= Task details =
Copy the records below word for word, from the first line through the line that contains "import plotly.graph_objects as go", and leave out any pictures.

(A run of records)
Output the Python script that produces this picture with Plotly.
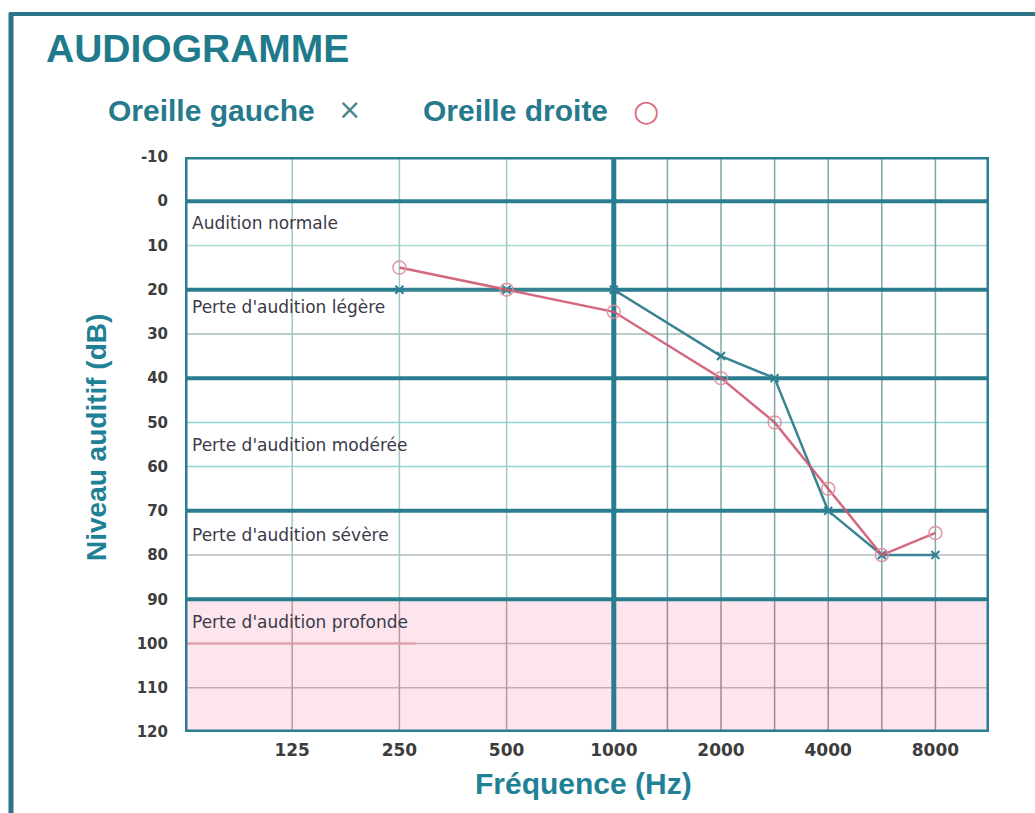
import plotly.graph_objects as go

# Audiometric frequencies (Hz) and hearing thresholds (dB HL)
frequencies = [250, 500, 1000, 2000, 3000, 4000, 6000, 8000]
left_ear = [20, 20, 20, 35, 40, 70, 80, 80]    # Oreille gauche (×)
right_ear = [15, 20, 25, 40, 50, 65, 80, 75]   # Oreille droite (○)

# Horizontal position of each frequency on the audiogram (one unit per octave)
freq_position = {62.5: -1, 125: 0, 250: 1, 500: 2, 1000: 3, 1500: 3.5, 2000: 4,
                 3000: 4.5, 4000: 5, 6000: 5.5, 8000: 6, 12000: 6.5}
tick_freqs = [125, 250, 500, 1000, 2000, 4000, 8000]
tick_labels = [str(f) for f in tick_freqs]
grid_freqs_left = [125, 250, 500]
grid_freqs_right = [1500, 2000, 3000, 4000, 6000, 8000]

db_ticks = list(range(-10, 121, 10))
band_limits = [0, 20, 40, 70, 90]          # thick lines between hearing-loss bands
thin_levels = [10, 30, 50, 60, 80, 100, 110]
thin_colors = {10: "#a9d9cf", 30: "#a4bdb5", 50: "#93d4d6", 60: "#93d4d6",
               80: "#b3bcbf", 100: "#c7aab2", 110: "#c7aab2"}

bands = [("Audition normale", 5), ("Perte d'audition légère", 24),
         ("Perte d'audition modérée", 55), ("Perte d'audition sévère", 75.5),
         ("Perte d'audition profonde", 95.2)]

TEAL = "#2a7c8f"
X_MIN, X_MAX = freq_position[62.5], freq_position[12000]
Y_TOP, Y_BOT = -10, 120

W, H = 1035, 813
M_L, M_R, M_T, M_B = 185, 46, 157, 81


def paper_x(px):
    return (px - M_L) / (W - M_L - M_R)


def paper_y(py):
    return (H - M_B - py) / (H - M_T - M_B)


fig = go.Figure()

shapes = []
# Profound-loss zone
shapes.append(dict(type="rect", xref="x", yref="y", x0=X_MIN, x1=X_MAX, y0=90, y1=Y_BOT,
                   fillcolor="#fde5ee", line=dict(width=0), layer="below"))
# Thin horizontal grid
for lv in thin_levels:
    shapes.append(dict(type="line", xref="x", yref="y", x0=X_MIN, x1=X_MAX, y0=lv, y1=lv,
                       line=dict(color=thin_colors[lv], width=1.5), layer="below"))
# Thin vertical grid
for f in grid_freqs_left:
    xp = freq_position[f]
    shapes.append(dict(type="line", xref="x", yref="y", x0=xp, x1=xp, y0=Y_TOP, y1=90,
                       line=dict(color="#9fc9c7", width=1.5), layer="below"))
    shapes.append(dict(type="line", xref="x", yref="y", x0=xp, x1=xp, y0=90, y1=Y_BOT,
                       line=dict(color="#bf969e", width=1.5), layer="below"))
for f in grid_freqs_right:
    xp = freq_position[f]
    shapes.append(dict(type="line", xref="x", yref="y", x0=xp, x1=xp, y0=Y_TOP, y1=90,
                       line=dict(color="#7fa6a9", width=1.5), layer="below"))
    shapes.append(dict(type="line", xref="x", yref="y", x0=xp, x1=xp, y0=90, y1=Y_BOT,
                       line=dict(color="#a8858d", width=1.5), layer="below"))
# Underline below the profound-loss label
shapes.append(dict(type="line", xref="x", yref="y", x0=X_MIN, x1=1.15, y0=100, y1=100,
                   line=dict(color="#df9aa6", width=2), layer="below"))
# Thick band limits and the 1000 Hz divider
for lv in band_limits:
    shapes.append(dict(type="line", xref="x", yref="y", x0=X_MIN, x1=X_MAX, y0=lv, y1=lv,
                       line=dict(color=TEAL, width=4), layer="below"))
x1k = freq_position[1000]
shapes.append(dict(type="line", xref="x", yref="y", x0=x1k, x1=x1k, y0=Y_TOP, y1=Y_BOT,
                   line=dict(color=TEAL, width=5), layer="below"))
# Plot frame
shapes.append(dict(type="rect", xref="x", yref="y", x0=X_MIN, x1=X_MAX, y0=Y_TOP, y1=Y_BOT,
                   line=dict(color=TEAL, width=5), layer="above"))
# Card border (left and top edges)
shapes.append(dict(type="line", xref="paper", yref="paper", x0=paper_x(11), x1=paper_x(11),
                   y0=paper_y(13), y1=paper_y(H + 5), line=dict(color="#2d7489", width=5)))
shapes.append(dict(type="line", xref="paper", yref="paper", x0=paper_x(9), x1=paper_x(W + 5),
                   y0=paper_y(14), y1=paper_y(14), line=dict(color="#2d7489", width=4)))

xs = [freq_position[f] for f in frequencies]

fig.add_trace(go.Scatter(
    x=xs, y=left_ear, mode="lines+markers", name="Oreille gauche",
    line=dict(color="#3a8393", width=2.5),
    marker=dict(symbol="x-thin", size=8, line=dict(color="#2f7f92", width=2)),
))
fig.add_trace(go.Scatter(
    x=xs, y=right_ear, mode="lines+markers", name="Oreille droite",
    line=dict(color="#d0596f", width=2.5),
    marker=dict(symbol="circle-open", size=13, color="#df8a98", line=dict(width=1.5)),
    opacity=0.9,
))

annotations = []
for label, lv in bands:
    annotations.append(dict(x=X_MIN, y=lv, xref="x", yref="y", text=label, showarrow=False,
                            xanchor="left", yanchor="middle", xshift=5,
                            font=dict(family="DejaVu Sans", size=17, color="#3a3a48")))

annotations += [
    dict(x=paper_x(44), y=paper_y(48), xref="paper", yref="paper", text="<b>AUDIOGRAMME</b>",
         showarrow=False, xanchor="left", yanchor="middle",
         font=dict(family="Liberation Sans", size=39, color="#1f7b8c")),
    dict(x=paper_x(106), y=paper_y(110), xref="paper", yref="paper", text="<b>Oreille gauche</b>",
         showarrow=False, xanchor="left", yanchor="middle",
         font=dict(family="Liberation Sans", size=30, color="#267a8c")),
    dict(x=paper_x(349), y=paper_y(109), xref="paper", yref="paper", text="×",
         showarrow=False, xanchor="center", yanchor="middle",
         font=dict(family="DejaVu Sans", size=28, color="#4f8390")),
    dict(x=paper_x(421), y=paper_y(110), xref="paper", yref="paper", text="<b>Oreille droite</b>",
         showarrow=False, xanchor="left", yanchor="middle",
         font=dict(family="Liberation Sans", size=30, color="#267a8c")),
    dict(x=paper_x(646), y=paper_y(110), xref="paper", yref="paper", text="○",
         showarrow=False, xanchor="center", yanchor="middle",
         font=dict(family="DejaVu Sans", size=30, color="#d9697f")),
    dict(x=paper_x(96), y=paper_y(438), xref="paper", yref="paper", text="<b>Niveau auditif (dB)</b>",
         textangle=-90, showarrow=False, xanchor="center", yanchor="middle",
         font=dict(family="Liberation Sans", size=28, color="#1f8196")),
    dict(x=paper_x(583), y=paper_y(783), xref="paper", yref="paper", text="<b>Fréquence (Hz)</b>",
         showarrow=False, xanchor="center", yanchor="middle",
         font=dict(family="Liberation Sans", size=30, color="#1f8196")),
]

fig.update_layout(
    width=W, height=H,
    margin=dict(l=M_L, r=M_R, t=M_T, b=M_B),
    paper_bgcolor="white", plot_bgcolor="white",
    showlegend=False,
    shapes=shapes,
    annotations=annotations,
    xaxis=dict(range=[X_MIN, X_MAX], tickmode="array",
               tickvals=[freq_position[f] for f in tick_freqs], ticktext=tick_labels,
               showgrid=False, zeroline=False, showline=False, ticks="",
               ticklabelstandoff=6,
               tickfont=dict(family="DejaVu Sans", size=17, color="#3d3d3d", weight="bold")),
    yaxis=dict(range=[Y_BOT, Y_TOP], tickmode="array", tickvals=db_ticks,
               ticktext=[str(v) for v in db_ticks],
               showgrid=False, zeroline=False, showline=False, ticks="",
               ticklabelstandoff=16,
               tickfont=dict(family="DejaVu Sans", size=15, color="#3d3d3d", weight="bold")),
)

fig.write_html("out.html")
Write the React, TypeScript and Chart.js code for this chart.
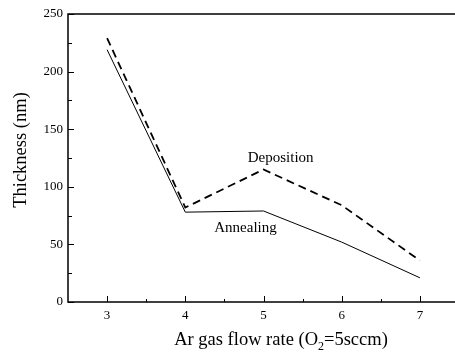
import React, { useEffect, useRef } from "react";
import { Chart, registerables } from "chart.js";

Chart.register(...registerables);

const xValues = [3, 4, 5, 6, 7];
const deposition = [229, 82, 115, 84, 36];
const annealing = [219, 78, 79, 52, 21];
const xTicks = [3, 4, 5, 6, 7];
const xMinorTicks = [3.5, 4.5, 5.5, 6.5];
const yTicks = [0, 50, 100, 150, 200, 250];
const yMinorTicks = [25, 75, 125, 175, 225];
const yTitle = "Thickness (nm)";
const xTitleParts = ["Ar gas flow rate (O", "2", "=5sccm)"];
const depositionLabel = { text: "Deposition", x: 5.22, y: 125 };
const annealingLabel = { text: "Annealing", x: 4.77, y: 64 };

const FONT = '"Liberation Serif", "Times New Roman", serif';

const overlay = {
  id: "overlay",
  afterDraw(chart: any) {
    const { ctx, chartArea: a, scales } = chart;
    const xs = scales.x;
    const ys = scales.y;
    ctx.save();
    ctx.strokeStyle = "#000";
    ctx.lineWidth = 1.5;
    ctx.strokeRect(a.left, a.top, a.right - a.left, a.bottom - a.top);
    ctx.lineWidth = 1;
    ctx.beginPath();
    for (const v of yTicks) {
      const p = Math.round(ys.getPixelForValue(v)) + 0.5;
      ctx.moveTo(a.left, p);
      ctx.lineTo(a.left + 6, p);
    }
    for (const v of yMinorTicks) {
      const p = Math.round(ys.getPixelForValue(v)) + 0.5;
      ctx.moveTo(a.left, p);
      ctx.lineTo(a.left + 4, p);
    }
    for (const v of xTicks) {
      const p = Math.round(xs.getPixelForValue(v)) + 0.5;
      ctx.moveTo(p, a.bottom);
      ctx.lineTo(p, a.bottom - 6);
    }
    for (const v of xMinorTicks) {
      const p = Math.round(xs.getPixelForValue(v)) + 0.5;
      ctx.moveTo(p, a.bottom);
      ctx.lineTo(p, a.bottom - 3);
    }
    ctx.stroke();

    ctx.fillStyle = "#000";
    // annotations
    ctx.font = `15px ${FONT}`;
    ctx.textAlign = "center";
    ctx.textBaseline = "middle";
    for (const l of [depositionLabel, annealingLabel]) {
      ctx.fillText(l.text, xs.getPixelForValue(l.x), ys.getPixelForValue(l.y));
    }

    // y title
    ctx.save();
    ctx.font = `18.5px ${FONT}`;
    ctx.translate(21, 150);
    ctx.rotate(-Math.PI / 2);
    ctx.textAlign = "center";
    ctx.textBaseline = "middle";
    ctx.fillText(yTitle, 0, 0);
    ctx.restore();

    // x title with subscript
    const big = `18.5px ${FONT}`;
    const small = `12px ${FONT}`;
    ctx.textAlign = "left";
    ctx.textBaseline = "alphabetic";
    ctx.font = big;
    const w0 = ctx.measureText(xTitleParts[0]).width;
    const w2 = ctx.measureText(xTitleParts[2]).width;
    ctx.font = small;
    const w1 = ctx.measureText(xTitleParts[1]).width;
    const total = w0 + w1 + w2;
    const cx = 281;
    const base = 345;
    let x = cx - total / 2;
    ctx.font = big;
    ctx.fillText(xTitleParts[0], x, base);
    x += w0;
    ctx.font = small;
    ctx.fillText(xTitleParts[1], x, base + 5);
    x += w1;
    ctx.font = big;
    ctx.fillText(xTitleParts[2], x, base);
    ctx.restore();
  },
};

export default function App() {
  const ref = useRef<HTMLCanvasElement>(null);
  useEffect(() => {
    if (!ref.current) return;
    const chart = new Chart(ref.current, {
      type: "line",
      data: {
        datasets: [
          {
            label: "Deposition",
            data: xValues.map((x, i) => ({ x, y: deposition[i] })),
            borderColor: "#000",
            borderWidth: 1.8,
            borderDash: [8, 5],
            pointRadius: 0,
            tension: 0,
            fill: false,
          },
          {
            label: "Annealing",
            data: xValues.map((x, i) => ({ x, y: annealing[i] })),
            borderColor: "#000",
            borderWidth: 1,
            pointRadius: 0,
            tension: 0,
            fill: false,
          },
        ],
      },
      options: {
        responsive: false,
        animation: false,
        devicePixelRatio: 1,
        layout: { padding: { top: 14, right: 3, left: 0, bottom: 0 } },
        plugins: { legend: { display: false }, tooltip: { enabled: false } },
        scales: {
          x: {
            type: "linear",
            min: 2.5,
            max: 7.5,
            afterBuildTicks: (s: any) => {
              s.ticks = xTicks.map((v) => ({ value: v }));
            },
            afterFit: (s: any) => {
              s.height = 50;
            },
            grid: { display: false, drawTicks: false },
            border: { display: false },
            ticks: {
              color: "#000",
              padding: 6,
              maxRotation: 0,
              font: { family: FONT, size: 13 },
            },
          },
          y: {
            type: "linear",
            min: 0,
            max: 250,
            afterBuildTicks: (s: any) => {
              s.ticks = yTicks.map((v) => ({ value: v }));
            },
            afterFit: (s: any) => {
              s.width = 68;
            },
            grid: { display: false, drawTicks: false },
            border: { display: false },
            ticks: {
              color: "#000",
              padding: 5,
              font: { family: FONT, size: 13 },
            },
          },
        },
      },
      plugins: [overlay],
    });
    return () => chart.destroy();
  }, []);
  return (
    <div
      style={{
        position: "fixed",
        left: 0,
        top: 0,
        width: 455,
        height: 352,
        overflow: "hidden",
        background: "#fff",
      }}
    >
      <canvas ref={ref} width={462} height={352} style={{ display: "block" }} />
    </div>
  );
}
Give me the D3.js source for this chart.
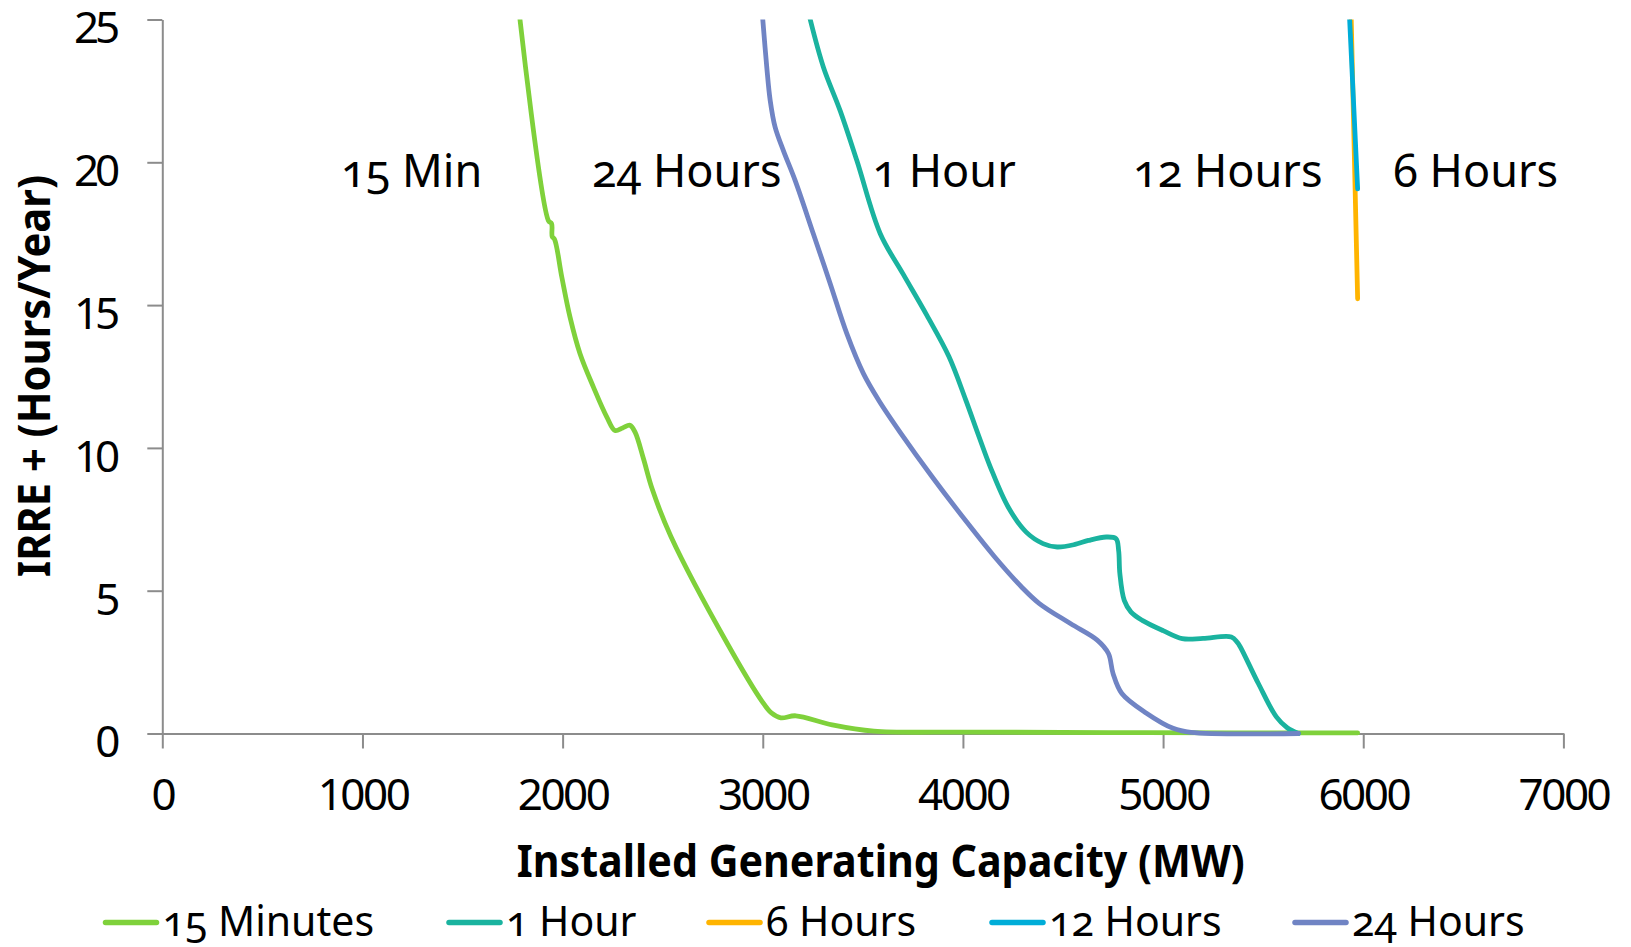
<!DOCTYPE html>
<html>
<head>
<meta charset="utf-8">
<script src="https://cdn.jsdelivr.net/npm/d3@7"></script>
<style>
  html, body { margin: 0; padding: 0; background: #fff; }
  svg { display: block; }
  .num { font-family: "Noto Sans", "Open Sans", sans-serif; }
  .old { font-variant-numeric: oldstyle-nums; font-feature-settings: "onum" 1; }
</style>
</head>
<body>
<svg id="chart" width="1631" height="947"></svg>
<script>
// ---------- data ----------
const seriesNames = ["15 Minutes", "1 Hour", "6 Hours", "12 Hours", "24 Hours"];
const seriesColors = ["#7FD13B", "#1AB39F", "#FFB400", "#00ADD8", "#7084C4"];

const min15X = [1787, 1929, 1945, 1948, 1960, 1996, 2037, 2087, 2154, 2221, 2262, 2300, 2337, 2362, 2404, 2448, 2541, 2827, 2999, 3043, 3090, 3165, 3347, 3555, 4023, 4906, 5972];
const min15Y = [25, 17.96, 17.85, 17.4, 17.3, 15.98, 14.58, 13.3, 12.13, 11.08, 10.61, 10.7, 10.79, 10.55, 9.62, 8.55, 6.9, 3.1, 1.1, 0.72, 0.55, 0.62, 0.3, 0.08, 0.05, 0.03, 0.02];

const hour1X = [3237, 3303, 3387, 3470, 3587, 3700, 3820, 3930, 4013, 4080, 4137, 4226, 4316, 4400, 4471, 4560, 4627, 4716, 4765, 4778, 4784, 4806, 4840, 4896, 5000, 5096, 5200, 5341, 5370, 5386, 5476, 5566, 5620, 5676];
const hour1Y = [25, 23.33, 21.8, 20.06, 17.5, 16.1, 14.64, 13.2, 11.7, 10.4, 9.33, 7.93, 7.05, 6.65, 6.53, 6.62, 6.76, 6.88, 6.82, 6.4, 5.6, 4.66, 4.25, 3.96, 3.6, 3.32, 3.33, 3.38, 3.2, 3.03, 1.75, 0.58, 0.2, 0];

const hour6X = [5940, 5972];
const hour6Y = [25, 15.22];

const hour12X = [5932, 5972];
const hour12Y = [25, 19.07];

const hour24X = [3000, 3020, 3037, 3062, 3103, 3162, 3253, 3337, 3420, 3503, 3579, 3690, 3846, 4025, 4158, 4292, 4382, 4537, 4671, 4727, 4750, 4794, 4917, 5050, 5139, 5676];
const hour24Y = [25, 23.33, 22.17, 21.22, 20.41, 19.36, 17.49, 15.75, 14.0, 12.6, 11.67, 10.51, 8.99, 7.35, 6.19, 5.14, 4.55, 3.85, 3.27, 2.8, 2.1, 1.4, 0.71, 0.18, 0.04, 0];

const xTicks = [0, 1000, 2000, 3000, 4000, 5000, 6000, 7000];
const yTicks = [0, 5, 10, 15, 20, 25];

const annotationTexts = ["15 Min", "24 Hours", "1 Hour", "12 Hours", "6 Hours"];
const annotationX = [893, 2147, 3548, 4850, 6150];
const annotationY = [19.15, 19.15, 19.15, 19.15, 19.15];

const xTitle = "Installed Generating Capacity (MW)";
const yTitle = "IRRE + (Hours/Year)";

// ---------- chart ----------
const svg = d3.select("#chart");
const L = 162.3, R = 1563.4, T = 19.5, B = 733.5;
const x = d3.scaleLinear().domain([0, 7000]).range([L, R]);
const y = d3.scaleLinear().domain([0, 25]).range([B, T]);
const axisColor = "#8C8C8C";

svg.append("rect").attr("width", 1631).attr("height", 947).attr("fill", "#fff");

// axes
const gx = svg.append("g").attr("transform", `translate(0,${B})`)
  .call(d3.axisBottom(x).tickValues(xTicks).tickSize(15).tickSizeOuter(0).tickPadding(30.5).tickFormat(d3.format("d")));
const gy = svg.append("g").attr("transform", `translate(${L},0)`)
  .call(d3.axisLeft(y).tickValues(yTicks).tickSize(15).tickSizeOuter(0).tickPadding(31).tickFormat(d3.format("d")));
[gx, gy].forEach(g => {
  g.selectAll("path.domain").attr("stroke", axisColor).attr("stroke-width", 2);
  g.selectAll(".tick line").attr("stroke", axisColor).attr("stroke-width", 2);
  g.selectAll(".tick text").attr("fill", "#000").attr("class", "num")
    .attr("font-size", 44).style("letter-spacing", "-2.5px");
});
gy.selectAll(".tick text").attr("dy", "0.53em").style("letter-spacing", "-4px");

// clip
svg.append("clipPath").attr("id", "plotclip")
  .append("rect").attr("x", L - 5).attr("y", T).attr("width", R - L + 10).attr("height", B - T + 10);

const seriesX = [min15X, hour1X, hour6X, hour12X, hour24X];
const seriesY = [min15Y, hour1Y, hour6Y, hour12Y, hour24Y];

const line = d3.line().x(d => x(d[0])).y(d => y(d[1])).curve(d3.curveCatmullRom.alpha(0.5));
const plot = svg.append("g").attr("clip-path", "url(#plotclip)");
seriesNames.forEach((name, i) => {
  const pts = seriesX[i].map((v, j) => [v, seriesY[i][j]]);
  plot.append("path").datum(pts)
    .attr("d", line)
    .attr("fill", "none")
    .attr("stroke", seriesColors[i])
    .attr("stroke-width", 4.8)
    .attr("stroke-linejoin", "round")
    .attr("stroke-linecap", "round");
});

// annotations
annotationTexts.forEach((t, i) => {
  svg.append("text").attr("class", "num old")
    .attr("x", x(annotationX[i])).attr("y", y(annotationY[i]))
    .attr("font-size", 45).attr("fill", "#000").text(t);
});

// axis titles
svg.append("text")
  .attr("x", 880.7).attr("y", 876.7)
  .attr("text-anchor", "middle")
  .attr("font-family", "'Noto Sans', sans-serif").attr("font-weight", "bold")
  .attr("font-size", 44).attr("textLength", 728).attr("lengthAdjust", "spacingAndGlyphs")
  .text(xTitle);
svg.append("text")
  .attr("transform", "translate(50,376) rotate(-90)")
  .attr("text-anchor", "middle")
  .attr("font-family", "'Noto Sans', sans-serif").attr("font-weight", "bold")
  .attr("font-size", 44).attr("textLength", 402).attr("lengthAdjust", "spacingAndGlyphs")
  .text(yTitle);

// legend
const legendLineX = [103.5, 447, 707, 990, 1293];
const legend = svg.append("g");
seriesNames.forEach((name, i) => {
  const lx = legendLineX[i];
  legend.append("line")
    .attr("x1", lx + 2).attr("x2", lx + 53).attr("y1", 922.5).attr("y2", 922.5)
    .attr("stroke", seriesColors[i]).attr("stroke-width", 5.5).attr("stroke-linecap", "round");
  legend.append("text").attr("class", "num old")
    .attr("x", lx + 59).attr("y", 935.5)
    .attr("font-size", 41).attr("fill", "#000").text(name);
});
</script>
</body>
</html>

= Answer to this problem =
Output the Python script that produces this picture with Plotly.
import plotly.graph_objects as go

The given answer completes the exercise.